Hamlet Rehearsal, Sept. 2013 116

Won’t You Be My Neighbor?

I live in an artists’ colony.

Actually, I live in an ordinary middle class neighborhood, but I like to think of it as a collection of artists’ studios, and I’m not exaggerating much. I’m an actor; my next-door neighbor is an artist and yoga instructor; another neighbor does graphic design, builds fine furniture and plays in a band; his wife is a retired ballerina . . . the list goes on.

My daughter's spinning wheel

My daughter’s spinning wheel

We also collect artist friends from other neighborhoods. Besides the usual suspects (my theater friends), we know dancers, musicians, glass blowers, and painters. My sixteen-year-old daughter has introduced me to the worlds of leather craft, blacksmithing, and fiber arts. (She is the proud owner of a spinning wheel. When she needs beautiful yarn, she rolls her own.)

So I should not have been surprised when one of our friends showed up at the door with a Ziploc bag and asked if she could harvest our lichen.

Lichen??

Paula is a brilliant hand-spinner and natural fiber artist who teaches workshops all over the country. She had spied lichen growing on our old wood pile by the driveway and broken off a few pieces to try in a dye mixture. She liked the results so much she wanted to make more batches, with different acid and base contents, just to see what she could create.

I was fascinated. Paula is the kind of person who comes up with a way to spin fiber from kudzu, which ought to win her a Nobel prize for land reclamation. I was game for any project of hers. I found myself out in the yard plucking handfuls of lichen from old firewood and looking around the yard for more. I became captivated by the beauty of the lichen itself, so I brought out the camera and took some shots. The artistic possibilities were endless.

Sky, Lichens, Skybax Costume,  August 2013 030b

 

Sky, Lichens, Skybax Costume,  August 2013 028b

People often talk about “the arts” and “arts education” as if they were separate from real life, as if they were an afterthought: a bonus, perhaps, but not essential.
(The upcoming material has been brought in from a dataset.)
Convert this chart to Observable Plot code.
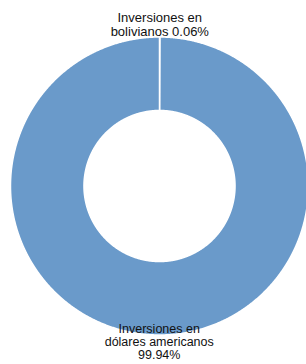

I think we forget that art is everywhere, that beauty is inextricable from life, that nature is showing us her finery and inviting us to create something exquisite in response.

Singing back to the birds, spinning yarn from the sheep’s wool, telling stories by the fire: these are arts as old as human civilization. They are what bring us together and change us from lonely individuals into lively communities.

Like my neighborhood.

Rescue Me

Today I had an urgent need for beauty.  Fortunately, I found it close by.  I’m not sure I could have gotten through the day without it.

Juliana's Bday, prayer shawls, nature,  August 2013 065b

A rain-soaked spiderweb outside the front door

Monkey grass sprouting in the side yard

Monkey grass sprouting in the side yard

A fading flower in the kitchen windowsill

A fading flower in the kitchen windowsill

Beauty to the rescue.  I wonder where I’ll find it tomorrow.

Shutterbug

My fascination with photography began when I discovered a roll of black-and-white film rinsing in the bathroom sink.  I was five, and I was supposed to be washing my hands or brushing my teeth, but there was this magical twist of images in my way.  What could it be?

It was overflow from my brother’s darkroom.  He took pictures for his high school yearbook and developed them in a closet-like space my dad had built off the carport.  I remember that mysterious room, the sawdust on the cement floor while my dad was building it, the chemical smells that emanated from it when my brother was working.

I started composing photographs of my own with a Kodak Instamatic when I was eleven or twelve.  I didn’t have a darkroom, but I loved snapping pictures and taking my film to the drugstore to be processed.  At fourteen or fifteen, I visited my brother and his new wife in a faraway state, and he turned me loose with a real camera.  He even set up a darkroom in the bathroom of their tiny apartment and showed me how to print my own pictures.  I remember seeing images emerge in the chemical bath, and learning to pull the photo paper out of the tray at just the right moment so the picture wouldn’t be too dark.

Photography became a favorite hobby.  I worked two jobs one summer during college and saved enough money to buy my first 35-millimeter SLR.  I learned the ins and outs of apertures and shutter speeds, and photographed everything that caught my eye. 

My first job after college was in public relations.  I was looking for work as a writer (I hadn’t yet allowed myself to dream of an acting career), and a job opened up for a P.R. person who could both write and take pictures.  Darkroom skills were required. I hadn’t been in a darkroom since that teenage vacation, but I hustled to relearn the process and applied for the job.  Lo and behold, for the next three years I had a professional darkroom of my own.

Fast forward to the digital age.  I’ve been acting for more than twenty years.  Over the course of many birthdays and holidays, my husband has gradually replaced my old camera equipment with new digital gear.  But my hobby lies dormant; parenthood, career, marriage, and the needs of an aging mother take precedence.  The camera spends most of its time on the shelf.

One day I’m cast in a play about a photojournalist (Time Stands Still by Donald Margulies, at Horizon Theatre, fall 2012).  Before rehearsals begin, I pull out my camera and begin to explore what it might feel like to see the world through its lens.  I take it along on a trip to Haiti and find I cannot put it down.  The camera frames my world, shapes my experience, makes me slow down and see things I might have missed.

I’ve been taking pictures for a couple of years now, and I have no intention of stopping.  So here I am:  newly in love with an art I discovered in the bathroom sink.  Grateful for the technology that turns my laptop into a darkroom. 

And fascinated, still, by the images all around me.